Teknenin kaptanı multifonksiyonel bir kişi. Hem gezdiriyor, hem de bilgi veriyor. Fakat bir sakat yönü var ki; o da espri yapmaya çalışıyor.
Espriler şöyle: ‘‘Solda görmüş olduğunuz bina, bir bira imalathanesi. Brugge'ün en iyi biraları üretiliyor burada. Ama üretimde kanalın suyunu kullanıyoruz ve biraları yurt dışına satıyoruz...’’
Yani kanaldaki su kirli ve teknedekiler yabancı ya... Bu espri oluyor.
Ben kaptan olsam nasıl espri yapardım diye düşündüm. Hiçbir şey gelmedi aklıma. Adama hak verdim bir yerde...
* * *
Şakacı Kaptan bir ara tekneyi durduruyor ve ‘‘Bakın’’ diyor. İşaret ettiği yere bakıyoruz en turist halimizle ve bir şey göremiyoruz. ‘‘Şu gördüğünüz pencere, dünyanın ilk penceresidir...’’
İçimden sağlam bir ‘‘Hadi len!’’ çekiyorum, ‘‘nereden biliyorsun?..’’
Ama bu ciddi ciddi anlatıyor. Yahu, bugüne kadar gittiğim bütün şehirlerde ‘‘Dünyanın ilk/en büyük/en küçük vs. birşeyine’’ muhakkak rastladım. Meydanı boş bulan sıkıyor palavrayı.
‘‘Şu gördüğünüz kiremit, dünyanın ilk kiremitir... Bu armut var ya bu armut, dünyanın en büyük armutudur...’’ Her kentte muhakkak rastlıyorum böyle bir hikayeye. Anlamsız!..
Tam sakin sakin ilerlerken, Kaptan Sempati Yumağı ‘‘Aha!’’ diyor, ‘‘İşte ilginç bir şey...’’
Kaptan'a güvenimiz sarsılmış bir kere ama ne yapacaksın, ‘‘İlginç bir şey’’ dediği yöne doğru bakıyoruz.

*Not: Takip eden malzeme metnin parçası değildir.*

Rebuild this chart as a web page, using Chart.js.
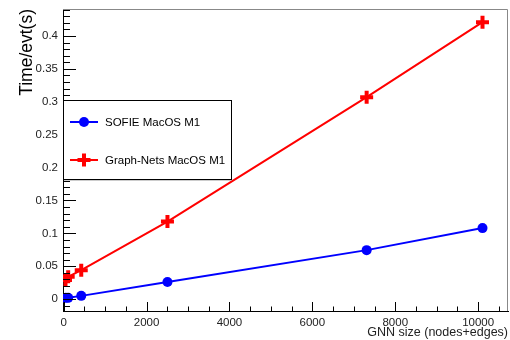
<!DOCTYPE html>
<html>
<head>
<meta charset="utf-8">
<script src="https://cdn.jsdelivr.net/npm/chart.js@4"></script>
<style>
  html, body { margin: 0; padding: 0; background: #fff; }
  #wrap { width: 510px; height: 340px; }
</style>
</head>
<body>
<div id="wrap"><canvas id="myChart" width="510" height="340"></canvas></div>
<script>
// data
const gnnSize = [45, 110, 425, 2505, 7310, 10105];
const sofieTime = [0.002, 0.002, 0.005, 0.026, 0.0745, 0.108];
const graphNetsTime = [0.029, 0.034, 0.044, 0.118, 0.307, 0.421];
const xTicks = [0, 2000, 4000, 6000, 8000, 10000];
const yTicks = [0, 0.05, 0.1, 0.15, 0.2, 0.25, 0.3, 0.35, 0.4];
const seriesNames = ["SOFIE MacOS M1", "Graph-Nets MacOS M1"];

const font = "'Liberation Sans', Arial, sans-serif";

// ROOT style frame with inward ticks
const framePlugin = {
  id: "frame",
  afterDatasetsDraw(chart) {
    const { ctx, chartArea: a, scales } = chart;
    ctx.save();
    ctx.lineWidth = 1;
    ctx.strokeStyle = "#888";
    ctx.beginPath();
    ctx.moveTo(a.left, a.top + 0.5);
    ctx.lineTo(a.right - 0.5, a.top + 0.5);
    ctx.lineTo(a.right - 0.5, a.bottom);
    ctx.stroke();

    ctx.strokeStyle = "#000";
    ctx.beginPath();
    // y ticks
    for (let i = -1; i <= 44; i++) {
      const v = i / 100;
      const py = Math.round(scales.y.getPixelForValue(v)) + 0.5;
      if (py < a.top || py > a.bottom) continue;
      const len = i % 5 === 0 ? 13 : 7;
      ctx.moveTo(a.left, py);
      ctx.lineTo(a.left + len, py);
    }
    // x ticks
    for (let v = 0; v <= 10500; v += 500) {
      const px = Math.round(scales.x.getPixelForValue(v)) + 0.5;
      if (px < a.left || px > a.right) continue;
      const len = v % 2000 === 0 ? 9 : 4.5;
      ctx.moveTo(px, a.bottom);
      ctx.lineTo(px, a.bottom - len);
    }
    ctx.stroke();
    ctx.restore();
  }
};

// legend box inside the frame
const legendPlugin = {
  id: "boxLegend",
  afterDraw(chart) {
    const { ctx } = chart;
    const x0 = 63, y0 = 100, w = 168, h = 79;
    ctx.save();
    ctx.fillStyle = "#fff";
    ctx.fillRect(x0, y0, w, h);
    ctx.fillStyle = "#999";
    ctx.fillRect(x0 + 1, y0 + h, w, 1.5);
    ctx.strokeStyle = "#000";
    ctx.lineWidth = 1;
    ctx.strokeRect(x0 + 0.5, y0 + 0.5, w, h);

    const rows = [y0 + 22, y0 + 60];
    chart.data.datasets.forEach((ds, i) => {
      const y = rows[i];
      ctx.strokeStyle = ds.borderColor;
      ctx.lineWidth = 2;
      ctx.beginPath();
      ctx.moveTo(70, y);
      ctx.lineTo(98, y);
      ctx.stroke();
      if (ds.pointStyle === "circle") {
        ctx.fillStyle = ds.borderColor;
        ctx.beginPath();
        ctx.arc(84, y, 5, 0, Math.PI * 2);
        ctx.fill();
      } else {
        ctx.lineWidth = 4;
        ctx.beginPath();
        ctx.moveTo(84 - 6.5, y);
        ctx.lineTo(84 + 6.5, y);
        ctx.moveTo(84, y - 6.5);
        ctx.lineTo(84, y + 6.5);
        ctx.stroke();
      }
      ctx.fillStyle = "#000";
      ctx.font = "11.5px " + font;
      ctx.textBaseline = "middle";
      ctx.fillText(ds.label, 105, y + 0.5);
    });
    ctx.restore();
  }
};

const ctx = document.getElementById("myChart");

new Chart(ctx, {
  type: "scatter",
  data: {
    datasets: [
      {
        label: seriesNames[0],
        data: gnnSize.map((x, i) => ({ x: x, y: sofieTime[i] })),
        showLine: true,
        borderColor: "#0000ff",
        backgroundColor: "#0000ff",
        borderWidth: 2,
        pointStyle: "circle",
        pointRadius: 5,
        pointBorderWidth: 0,
      },
      {
        label: seriesNames[1],
        data: gnnSize.map((x, i) => ({ x: x, y: graphNetsTime[i] })),
        showLine: true,
        borderColor: "#ff0000",
        backgroundColor: "#ff0000",
        borderWidth: 2,
        pointStyle: "cross",
        pointRadius: 6.5,
        pointBorderWidth: 4,
      },
    ],
  },
  options: {
    responsive: false,
    animation: false,
    layout: { autoPadding: false, padding: { top: 9, right: 2, left: 0, bottom: 0 } },
    plugins: {
      legend: { display: false },
      tooltip: { enabled: false },
    },
    scales: {
      x: {
        type: "linear",
        min: -15,
        max: 10720,
        afterBuildTicks: s => { s.ticks = xTicks.map(v => ({ value: v })); },
        afterFit: s => { s.height = 29; s.paddingLeft = 0; s.paddingRight = 0; },
        grid: { display: true, drawOnChartArea: false, drawTicks: false, tickLength: 0 },
        border: { display: true, color: "#000" },
        ticks: {
          padding: 5,
          maxRotation: 0,
          color: "#222",
          font: { family: font, size: 11.5 },
          callback: v => String(v),
        },
        title: {
          display: true,
          text: "GNN size (nodes+edges)",
          align: "end",
          color: "#222",
          font: { family: font, size: 12.5 },
          padding: { top: 0, bottom: 0 },
        },
      },
      y: {
        type: "linear",
        min: -0.018,
        max: 0.441,
        afterBuildTicks: s => { s.ticks = yTicks.map(v => ({ value: v })); },
        afterFit: s => { s.width = 63; s.paddingTop = 0; s.paddingBottom = 0; },
        grid: { display: true, drawOnChartArea: false, drawTicks: false, tickLength: 0 },
        border: { display: true, color: "#000" },
        ticks: {
          padding: 5,
          color: "#222",
          font: { family: font, size: 11.5 },
          callback: v => String(v),
        },
        title: {
          display: true,
          text: "Time/evt(s)",
          align: "end",
          color: "#000",
          font: { family: font, size: 17.5 },
          padding: { top: 17, bottom: 0 },
        },
      },
    },
  },
  plugins: [framePlugin, legendPlugin],
});
</script>
</body>
</html>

Aha! Hakikaten ilginç. Yani sizi bilmem ama, ben iki varil ve üç kalastan oluşturulmuş iptidai bir tekneyle Brugge'de kanal gezisine çıkmış iki Bob Marley havası verilmiş beyaz, bir kırmızı kafalı punk ve kendini Greenpeace bayrağına sarmış bir kıza ilginç derim.
Bağırmaya başladılar bizi görünce... Meğer Brugge ormanlarını kesiyorlarmış. bunlar da protesto ediyormuş. Altlarındaki teknemsi şey o kadar dandik ki, suya düşmeleri an meselesi. Ama biz uzaklaşana kadar baktım düşmediler. Aferin çocuklara...
Tekne turunun giderek sıkıcı bir hal almaya başladığı anda, turun en sessiz duran adamı olayı patlattı.
O dakikaya kadar kendi halinde oturan, rehberi hayranlıkla izleyen sessiz insan, bir anda ayağa kalktı ve ‘‘Sağda durur musunuz? Ben inmek istiyorum’’ dedi. Kaptan şaşırdı tabii. ‘‘Tekne turu lan bu! Brugge-Ooostende dolmuşu mu?’’ gibilerden baktı adama.
Ama sessiz adam oturmadı. Kaptan da harbi bir insanmış, sağa çekti. Adam indi ve yürümeye başladı.